Dataset entries:
◇ ◇ ◇ ◇ ◇ ◇ ◇

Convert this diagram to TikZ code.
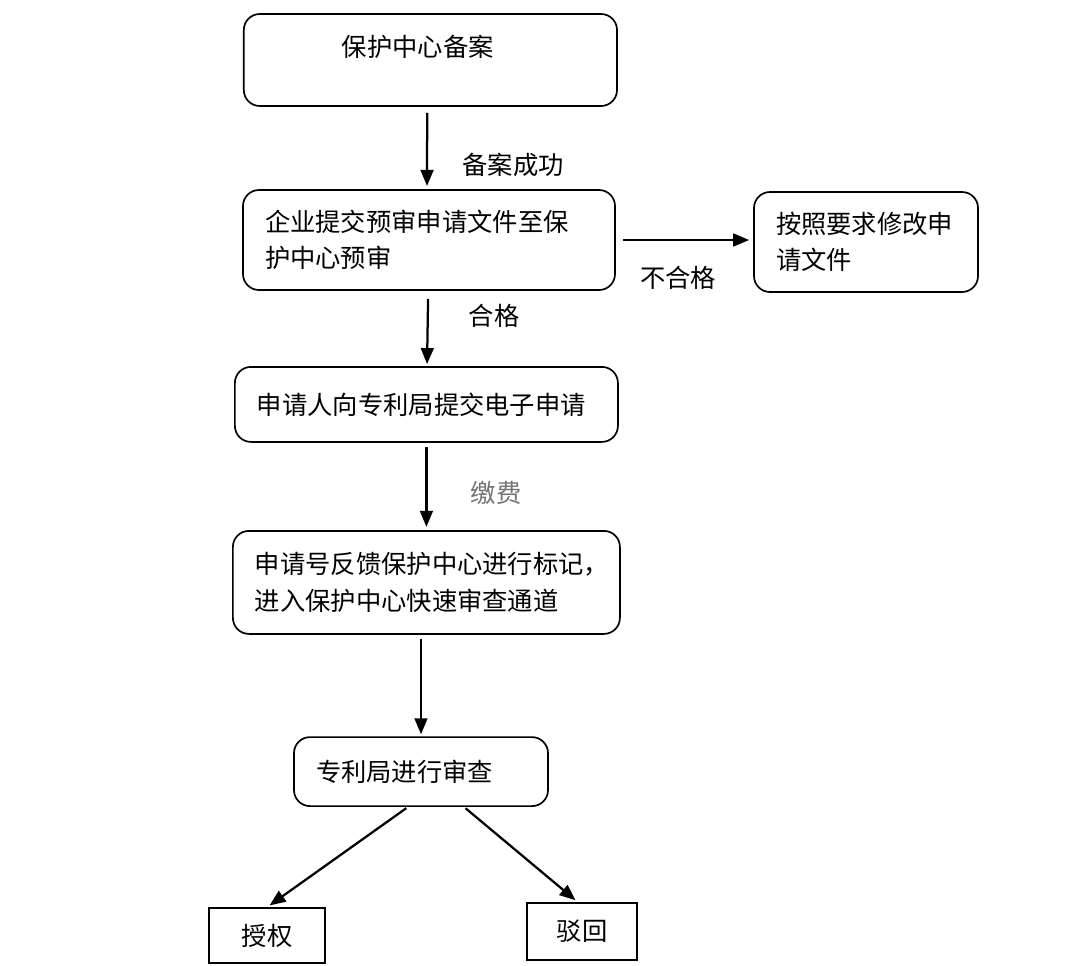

◇ ◇ ◇ ◇ ◇ ◇ ◇

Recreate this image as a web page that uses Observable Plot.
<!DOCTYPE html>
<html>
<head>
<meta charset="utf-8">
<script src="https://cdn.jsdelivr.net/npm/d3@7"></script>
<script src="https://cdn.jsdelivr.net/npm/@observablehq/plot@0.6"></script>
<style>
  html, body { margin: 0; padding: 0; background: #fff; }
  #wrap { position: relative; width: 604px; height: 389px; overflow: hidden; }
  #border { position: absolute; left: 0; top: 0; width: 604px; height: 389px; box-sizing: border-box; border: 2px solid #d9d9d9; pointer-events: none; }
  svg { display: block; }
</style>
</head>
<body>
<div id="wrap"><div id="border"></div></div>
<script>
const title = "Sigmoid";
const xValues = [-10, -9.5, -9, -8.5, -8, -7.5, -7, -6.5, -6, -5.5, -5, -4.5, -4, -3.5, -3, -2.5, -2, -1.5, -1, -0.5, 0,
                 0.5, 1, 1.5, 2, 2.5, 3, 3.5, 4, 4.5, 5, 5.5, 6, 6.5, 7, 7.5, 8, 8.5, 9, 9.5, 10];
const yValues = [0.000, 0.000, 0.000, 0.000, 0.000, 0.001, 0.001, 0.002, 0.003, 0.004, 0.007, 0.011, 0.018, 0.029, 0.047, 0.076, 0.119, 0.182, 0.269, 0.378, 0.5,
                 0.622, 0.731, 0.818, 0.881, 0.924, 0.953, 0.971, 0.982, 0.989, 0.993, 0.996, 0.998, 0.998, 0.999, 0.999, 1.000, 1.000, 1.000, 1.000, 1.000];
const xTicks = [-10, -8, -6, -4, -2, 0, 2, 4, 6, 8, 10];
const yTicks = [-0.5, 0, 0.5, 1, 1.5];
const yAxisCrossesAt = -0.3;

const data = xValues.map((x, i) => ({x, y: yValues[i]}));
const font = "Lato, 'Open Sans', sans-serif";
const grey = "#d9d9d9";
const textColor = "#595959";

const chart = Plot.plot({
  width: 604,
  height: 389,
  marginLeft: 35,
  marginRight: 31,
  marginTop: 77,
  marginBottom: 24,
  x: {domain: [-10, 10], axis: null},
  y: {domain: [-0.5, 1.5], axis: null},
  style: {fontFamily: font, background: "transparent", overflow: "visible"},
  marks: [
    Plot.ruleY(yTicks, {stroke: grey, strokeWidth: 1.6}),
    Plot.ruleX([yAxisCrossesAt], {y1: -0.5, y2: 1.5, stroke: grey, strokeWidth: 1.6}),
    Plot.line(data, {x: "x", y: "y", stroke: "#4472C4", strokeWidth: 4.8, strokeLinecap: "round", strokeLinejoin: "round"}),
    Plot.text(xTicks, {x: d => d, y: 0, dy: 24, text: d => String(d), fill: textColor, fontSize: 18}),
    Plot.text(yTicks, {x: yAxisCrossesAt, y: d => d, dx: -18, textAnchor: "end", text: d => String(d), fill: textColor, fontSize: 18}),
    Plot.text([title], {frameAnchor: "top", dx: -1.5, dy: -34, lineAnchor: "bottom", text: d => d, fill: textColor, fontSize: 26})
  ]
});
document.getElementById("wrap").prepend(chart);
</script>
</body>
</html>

◇ ◇ ◇ ◇ ◇ ◇ ◇

Of the lines in the material, how many hold the word "this"? Reply with the number only.

2